SP4 - Oligomerization
Current technologies for ethylene oligomerization rely on the use of homogeneous organometallic catalysts. Environmental issues, among other reasons, prompts to the replacement of the homogeneous system by more friendly heterogeneous catalysts.
A large catalyst library (±100 samples) was tested from which the promising catalysts were selected and optimized. From this selection, several catalyst achieved the targeted productivity and lifetime. The productivity to liquid oligomers for an optimized Ni-Al-MCM-41 surpassed the initial target of 5 mmol/(kgcat•s) by ca. 24% in average during the 60 h run.
Identification of potential catalyst poisons that might be present in the ethylene stream leaving the OCM reactor and their impact on the catalytic performance was also a relevant aspect of the catalyst development. The most critical impurities were identified to be CO and CO2. In particular it was concluded from the poisoning studies that CO is a strong poison for the Ni-based oligomerization catalyst and must, thus, be eliminated from the stream entering the OLI reactor while CO2 concentration must be reduced to the minimum technically feasible levels.
In order to establish a correlation between catalyst properties and catalyst behavior, operando magnetic resonance (MR) spectroscopy was developed to follow OLI reaction over a reference Ni-containing heterogeneous catalyst, see Figure 6.
Using the optimized catalysts, an extensive experimental dataset was acquired which was used to develop a microkinetic model. This microkinetic model is capable to describe the effects of operating conditions and catalyst properties on ethylene oligomerization. Additionally, an industrial oligomerization reactor model based on these microkinetics was constructed and an industrial reactor was designed ‘in-silico’.

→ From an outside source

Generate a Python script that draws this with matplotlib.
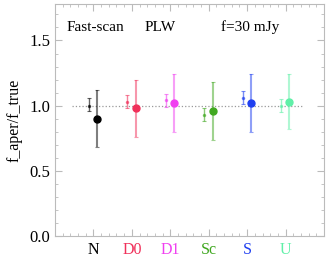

Finally, a pilot plant for ethylene oligomerization based on a fixed bed reactor was designed and assembled, see Figure 7. This pilot plant was used as demonstration unit to prove that the oligomerization step within OCMOL project was able to convert an ethylene-rich stream separated from OCM effluent into liquid fuels. The reactor model and pilot plant was used for predicting the optimal reaction operation in this pilot plant, including feedstock composition, temperature and pressure.
Selected Ni-SiO2-Al2O3 were formed and tested in the in the pilot plant. Reaction conditions were optimized in order to maximize the productivity lo liquid oligomers and lifetime.